■ Task to complete
In the listing below, count each line containing "LaTeX" and answer with the count only.

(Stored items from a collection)

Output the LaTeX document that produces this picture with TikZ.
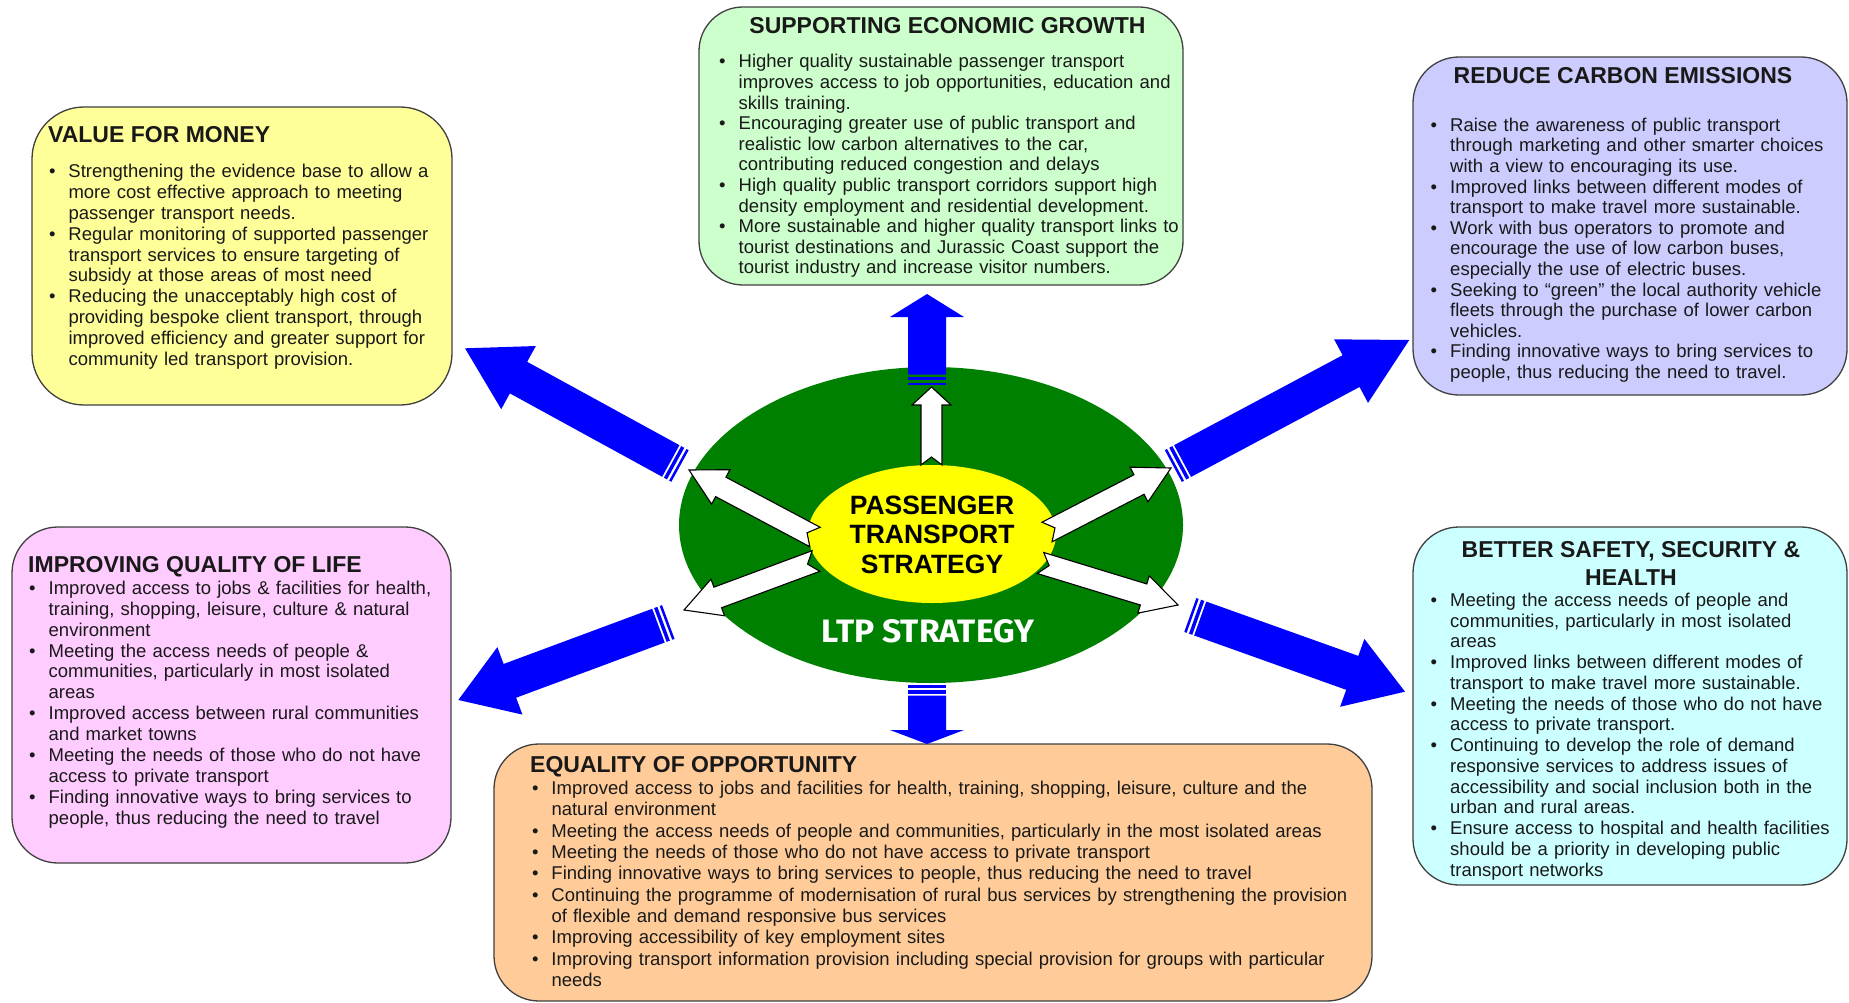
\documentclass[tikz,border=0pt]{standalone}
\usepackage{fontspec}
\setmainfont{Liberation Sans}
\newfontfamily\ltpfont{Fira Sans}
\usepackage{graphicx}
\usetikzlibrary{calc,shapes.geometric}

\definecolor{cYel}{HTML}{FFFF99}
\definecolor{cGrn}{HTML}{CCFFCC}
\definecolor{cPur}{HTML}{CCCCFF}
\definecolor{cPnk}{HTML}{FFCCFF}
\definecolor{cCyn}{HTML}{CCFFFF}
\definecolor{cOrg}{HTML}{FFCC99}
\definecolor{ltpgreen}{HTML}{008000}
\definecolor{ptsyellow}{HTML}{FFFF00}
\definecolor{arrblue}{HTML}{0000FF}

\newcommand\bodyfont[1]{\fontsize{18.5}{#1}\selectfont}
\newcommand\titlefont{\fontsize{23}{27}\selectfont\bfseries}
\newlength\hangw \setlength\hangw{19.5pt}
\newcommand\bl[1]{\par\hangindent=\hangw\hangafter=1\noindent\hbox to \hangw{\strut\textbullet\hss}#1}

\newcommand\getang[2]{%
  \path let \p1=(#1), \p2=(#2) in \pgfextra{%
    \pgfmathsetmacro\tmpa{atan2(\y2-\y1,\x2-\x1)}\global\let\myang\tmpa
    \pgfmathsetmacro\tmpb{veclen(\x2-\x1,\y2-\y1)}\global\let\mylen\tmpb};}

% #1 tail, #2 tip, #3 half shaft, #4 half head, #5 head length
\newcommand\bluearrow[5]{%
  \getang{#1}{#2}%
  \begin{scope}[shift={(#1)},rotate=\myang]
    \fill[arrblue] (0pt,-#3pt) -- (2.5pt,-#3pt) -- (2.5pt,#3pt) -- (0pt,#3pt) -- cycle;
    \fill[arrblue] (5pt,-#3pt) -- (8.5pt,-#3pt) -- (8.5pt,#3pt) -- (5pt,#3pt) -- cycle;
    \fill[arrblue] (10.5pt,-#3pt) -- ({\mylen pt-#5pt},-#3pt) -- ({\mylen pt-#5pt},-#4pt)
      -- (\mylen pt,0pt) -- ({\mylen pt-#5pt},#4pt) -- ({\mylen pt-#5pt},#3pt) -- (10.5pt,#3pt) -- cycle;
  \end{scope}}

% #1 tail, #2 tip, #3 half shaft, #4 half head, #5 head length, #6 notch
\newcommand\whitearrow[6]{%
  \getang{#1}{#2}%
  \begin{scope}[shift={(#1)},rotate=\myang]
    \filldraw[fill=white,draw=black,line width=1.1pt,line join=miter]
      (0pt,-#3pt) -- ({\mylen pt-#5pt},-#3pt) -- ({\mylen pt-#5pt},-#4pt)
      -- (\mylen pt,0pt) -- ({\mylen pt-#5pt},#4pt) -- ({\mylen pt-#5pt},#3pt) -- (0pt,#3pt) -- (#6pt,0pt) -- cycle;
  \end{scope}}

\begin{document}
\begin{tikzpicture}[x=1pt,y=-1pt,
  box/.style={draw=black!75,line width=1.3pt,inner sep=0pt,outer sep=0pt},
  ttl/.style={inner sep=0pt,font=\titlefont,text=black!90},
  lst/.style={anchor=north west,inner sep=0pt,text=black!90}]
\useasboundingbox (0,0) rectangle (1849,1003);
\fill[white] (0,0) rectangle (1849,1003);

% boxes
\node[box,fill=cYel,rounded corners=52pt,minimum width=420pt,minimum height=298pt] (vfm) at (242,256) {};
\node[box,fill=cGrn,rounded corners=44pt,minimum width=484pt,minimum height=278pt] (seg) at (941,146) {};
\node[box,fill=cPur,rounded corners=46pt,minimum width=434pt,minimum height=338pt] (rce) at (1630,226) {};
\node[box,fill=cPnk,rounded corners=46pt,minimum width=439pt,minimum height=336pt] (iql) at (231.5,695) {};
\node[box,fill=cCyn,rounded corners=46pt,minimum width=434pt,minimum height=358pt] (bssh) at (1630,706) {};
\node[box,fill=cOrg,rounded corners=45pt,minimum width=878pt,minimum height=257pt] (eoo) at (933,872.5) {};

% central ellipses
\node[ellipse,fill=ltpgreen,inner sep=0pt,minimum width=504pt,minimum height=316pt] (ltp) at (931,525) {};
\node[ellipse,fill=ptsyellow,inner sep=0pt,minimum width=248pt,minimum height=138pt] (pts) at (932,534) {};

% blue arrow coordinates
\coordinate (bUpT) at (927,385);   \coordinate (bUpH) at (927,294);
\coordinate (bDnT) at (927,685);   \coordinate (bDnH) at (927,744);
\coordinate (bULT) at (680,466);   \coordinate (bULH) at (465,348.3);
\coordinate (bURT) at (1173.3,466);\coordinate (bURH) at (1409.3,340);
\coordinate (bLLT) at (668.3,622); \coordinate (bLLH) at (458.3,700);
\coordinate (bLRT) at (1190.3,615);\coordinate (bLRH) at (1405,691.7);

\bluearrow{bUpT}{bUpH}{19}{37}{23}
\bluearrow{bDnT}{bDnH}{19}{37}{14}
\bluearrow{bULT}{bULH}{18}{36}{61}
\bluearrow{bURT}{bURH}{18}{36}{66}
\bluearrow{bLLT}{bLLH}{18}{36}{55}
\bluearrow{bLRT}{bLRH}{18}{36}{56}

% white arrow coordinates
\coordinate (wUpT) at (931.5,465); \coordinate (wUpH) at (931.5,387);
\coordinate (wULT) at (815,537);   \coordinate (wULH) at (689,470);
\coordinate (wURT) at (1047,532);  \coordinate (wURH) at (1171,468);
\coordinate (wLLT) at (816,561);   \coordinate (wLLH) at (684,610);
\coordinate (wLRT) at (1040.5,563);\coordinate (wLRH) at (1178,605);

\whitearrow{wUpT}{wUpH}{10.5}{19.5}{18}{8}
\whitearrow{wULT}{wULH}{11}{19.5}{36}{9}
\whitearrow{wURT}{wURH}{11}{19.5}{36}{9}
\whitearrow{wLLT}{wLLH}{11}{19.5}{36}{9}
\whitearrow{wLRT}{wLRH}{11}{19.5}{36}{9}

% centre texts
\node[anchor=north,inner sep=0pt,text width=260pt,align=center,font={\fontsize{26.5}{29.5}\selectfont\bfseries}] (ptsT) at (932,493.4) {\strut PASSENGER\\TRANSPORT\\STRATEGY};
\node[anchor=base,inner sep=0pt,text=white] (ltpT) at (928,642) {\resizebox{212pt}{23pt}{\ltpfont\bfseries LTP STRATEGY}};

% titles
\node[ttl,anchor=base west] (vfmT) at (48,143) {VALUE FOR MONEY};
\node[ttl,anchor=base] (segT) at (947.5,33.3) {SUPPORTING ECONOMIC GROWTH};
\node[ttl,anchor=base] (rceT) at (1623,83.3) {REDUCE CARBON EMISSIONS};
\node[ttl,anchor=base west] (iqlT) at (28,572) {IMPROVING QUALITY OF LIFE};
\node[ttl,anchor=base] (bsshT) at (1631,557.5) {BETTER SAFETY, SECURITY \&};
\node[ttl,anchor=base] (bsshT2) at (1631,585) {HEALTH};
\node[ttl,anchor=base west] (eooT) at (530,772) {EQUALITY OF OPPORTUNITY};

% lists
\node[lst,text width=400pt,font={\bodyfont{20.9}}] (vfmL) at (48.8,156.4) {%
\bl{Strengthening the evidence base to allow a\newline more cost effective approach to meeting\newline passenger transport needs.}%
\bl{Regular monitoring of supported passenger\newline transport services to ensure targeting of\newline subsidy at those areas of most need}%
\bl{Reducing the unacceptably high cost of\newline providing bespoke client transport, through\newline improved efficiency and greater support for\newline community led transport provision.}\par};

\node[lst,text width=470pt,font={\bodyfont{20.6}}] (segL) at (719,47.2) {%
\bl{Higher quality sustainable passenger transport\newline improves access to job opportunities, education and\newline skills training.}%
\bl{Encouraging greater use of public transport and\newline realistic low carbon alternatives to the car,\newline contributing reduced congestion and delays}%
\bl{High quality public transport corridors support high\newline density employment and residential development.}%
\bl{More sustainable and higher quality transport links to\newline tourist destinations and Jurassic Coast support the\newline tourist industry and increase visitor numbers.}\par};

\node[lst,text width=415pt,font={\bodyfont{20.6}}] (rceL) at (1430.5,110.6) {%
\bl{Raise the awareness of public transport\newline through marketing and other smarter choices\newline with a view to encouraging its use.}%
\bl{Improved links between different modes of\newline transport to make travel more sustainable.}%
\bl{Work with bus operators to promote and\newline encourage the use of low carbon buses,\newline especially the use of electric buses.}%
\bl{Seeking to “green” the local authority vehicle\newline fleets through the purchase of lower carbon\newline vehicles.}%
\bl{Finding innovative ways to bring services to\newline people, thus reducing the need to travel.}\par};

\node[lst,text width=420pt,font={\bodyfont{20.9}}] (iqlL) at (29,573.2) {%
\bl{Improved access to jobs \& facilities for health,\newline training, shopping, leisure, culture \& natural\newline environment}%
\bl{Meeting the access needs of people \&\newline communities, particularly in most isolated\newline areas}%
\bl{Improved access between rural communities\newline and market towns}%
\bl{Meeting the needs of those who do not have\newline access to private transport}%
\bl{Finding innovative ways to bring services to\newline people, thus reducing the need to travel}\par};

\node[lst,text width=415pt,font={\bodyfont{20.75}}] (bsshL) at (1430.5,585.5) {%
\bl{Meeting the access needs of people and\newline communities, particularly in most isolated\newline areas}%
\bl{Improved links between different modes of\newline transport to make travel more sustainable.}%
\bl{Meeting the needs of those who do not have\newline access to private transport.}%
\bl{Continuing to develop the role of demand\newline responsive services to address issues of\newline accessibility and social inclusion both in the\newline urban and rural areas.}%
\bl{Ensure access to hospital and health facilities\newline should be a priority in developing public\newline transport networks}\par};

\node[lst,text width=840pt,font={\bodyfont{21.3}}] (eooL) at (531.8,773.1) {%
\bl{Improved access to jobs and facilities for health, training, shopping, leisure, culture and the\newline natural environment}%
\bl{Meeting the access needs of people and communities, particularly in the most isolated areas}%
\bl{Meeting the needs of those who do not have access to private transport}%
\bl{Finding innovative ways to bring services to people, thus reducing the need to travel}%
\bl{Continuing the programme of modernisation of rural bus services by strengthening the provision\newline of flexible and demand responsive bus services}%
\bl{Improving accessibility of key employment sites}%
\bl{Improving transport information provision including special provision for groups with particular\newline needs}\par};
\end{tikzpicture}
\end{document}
==
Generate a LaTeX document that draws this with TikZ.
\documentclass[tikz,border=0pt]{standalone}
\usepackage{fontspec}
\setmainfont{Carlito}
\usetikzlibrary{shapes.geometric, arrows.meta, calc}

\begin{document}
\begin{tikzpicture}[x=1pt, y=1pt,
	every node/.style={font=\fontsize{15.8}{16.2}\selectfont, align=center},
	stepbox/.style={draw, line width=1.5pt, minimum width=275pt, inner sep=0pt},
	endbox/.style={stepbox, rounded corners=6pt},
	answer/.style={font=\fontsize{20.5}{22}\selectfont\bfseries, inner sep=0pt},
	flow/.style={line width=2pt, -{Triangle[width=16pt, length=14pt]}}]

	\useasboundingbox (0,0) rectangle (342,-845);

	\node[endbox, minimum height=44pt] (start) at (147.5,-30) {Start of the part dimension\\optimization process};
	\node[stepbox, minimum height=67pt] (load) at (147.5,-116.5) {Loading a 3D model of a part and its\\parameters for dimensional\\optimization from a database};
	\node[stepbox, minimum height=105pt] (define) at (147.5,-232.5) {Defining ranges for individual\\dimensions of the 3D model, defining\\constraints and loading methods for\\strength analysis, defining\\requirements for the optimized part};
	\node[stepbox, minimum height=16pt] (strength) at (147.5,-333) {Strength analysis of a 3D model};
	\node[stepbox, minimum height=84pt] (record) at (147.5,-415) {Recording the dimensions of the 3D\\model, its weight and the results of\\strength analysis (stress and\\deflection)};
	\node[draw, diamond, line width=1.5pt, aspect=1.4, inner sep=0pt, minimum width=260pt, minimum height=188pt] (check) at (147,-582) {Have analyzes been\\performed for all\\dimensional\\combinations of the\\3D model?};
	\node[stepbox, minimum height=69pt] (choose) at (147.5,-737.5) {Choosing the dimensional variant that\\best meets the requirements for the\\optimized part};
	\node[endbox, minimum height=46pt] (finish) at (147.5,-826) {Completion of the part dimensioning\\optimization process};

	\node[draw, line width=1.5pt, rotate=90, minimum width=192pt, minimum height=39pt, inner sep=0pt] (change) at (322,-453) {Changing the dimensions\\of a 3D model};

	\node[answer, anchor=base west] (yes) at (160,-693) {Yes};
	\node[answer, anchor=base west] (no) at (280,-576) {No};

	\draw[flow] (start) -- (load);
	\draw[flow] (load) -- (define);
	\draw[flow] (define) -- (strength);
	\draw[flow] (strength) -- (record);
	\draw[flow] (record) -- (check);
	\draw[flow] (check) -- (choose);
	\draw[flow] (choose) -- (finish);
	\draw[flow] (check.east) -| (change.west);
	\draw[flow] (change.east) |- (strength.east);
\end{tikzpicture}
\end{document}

■ The solution
2